[start of Data for this exercise]

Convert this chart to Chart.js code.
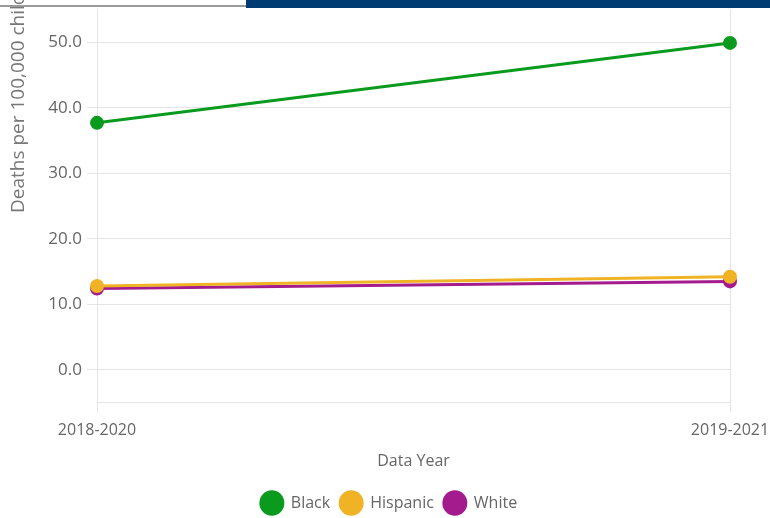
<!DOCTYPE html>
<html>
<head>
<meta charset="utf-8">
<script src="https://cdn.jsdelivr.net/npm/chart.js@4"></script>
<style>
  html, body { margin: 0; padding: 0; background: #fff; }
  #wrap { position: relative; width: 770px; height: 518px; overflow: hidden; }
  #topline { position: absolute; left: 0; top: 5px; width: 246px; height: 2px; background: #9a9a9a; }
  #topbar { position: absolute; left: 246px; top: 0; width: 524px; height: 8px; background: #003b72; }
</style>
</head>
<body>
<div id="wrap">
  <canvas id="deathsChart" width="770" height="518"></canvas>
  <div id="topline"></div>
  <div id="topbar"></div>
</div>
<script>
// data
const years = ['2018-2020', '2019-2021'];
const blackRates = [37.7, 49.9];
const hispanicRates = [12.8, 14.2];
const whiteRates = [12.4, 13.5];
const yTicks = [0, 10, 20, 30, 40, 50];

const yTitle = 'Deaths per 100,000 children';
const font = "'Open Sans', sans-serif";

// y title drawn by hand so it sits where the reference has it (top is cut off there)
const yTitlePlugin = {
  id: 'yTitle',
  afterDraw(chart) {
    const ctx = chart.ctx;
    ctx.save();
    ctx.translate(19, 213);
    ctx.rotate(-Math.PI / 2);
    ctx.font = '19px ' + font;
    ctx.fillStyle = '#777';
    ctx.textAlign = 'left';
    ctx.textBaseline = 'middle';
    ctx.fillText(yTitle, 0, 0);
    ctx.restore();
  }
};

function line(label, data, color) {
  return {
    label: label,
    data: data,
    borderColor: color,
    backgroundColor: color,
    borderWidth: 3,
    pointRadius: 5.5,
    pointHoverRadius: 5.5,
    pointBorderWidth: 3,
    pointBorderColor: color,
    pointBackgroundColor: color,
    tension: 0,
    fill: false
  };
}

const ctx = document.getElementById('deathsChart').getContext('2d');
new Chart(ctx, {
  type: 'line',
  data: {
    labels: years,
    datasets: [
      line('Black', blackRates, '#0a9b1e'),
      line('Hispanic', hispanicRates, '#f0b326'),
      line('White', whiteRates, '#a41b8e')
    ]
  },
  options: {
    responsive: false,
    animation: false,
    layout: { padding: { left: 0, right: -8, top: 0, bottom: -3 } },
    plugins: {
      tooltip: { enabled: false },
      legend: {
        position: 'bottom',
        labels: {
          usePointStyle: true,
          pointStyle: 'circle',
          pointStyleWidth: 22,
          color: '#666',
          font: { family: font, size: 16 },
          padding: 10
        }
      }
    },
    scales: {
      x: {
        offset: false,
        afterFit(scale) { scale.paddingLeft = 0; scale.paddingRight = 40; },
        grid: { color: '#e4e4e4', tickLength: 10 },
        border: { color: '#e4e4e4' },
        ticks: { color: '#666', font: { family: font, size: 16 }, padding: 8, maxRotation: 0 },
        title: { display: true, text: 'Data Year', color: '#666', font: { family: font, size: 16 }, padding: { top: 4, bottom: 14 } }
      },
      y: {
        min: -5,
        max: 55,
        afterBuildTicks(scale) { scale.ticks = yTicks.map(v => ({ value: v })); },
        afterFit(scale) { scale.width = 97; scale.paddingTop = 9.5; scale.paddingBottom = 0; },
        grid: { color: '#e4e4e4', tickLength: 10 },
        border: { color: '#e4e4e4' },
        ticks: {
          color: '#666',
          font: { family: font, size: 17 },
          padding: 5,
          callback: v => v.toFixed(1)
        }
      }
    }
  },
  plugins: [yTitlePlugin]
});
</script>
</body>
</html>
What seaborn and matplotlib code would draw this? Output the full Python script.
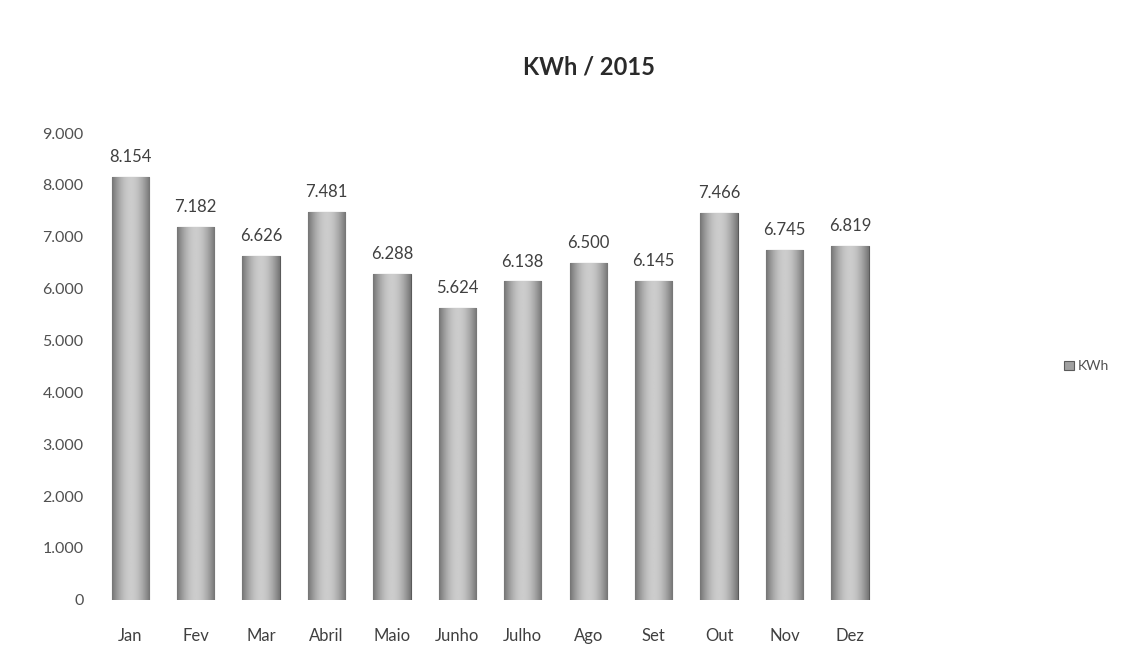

[end of Data for this exercise]

*What to work on:* Reproduce the whole listing exactly, but not the images in it.

*Answer to this problem:*
Convert this chart to Chart.js code.
<!DOCTYPE html>
<html>
<head>
<meta charset="utf-8">
<script src="https://cdn.jsdelivr.net/npm/chart.js@4"></script>
<style>
  html, body { margin: 0; padding: 0; background: #fff; }
  #wrap { position: relative; width: 770px; height: 518px; overflow: hidden; }
  #topline { position: absolute; left: 0; top: 5px; width: 246px; height: 2px; background: #9a9a9a; }
  #topbar { position: absolute; left: 246px; top: 0; width: 524px; height: 8px; background: #003b72; }
</style>
</head>
<body>
<div id="wrap">
  <canvas id="deathsChart" width="770" height="518"></canvas>
  <div id="topline"></div>
  <div id="topbar"></div>
</div>
<script>
// data
const years = ['2018-2020', '2019-2021'];
const blackRates = [37.7, 49.9];
const hispanicRates = [12.8, 14.2];
const whiteRates = [12.4, 13.5];
const yTicks = [0, 10, 20, 30, 40, 50];

const yTitle = 'Deaths per 100,000 children';
const font = "'Open Sans', sans-serif";

// y title drawn by hand so it sits where the reference has it (top is cut off there)
const yTitlePlugin = {
  id: 'yTitle',
  afterDraw(chart) {
    const ctx = chart.ctx;
    ctx.save();
    ctx.translate(19, 213);
    ctx.rotate(-Math.PI / 2);
    ctx.font = '19px ' + font;
    ctx.fillStyle = '#777';
    ctx.textAlign = 'left';
    ctx.textBaseline = 'middle';
    ctx.fillText(yTitle, 0, 0);
    ctx.restore();
  }
};

function line(label, data, color) {
  return {
    label: label,
    data: data,
    borderColor: color,
    backgroundColor: color,
    borderWidth: 3,
    pointRadius: 5.5,
    pointHoverRadius: 5.5,
    pointBorderWidth: 3,
    pointBorderColor: color,
    pointBackgroundColor: color,
    tension: 0,
    fill: false
  };
}

const ctx = document.getElementById('deathsChart').getContext('2d');
new Chart(ctx, {
  type: 'line',
  data: {
    labels: years,
    datasets: [
      line('Black', blackRates, '#0a9b1e'),
      line('Hispanic', hispanicRates, '#f0b326'),
      line('White', whiteRates, '#a41b8e')
    ]
  },
  options: {
    responsive: false,
    animation: false,
    layout: { padding: { left: 0, right: -8, top: 0, bottom: -3 } },
    plugins: {
      tooltip: { enabled: false },
      legend: {
        position: 'bottom',
        labels: {
          usePointStyle: true,
          pointStyle: 'circle',
          pointStyleWidth: 22,
          color: '#666',
          font: { family: font, size: 16 },
          padding: 10
        }
      }
    },
    scales: {
      x: {
        offset: false,
        afterFit(scale) { scale.paddingLeft = 0; scale.paddingRight = 40; },
        grid: { color: '#e4e4e4', tickLength: 10 },
        border: { color: '#e4e4e4' },
        ticks: { color: '#666', font: { family: font, size: 16 }, padding: 8, maxRotation: 0 },
        title: { display: true, text: 'Data Year', color: '#666', font: { family: font, size: 16 }, padding: { top: 4, bottom: 14 } }
      },
      y: {
        min: -5,
        max: 55,
        afterBuildTicks(scale) { scale.ticks = yTicks.map(v => ({ value: v })); },
        afterFit(scale) { scale.width = 97; scale.paddingTop = 9.5; scale.paddingBottom = 0; },
        grid: { color: '#e4e4e4', tickLength: 10 },
        border: { color: '#e4e4e4' },
        ticks: {
          color: '#666',
          font: { family: font, size: 17 },
          padding: 5,
          callback: v => v.toFixed(1)
        }
      }
    }
  },
  plugins: [yTitlePlugin]
});
</script>
</body>
</html>
What seaborn and matplotlib code would draw this? Output the full Python script.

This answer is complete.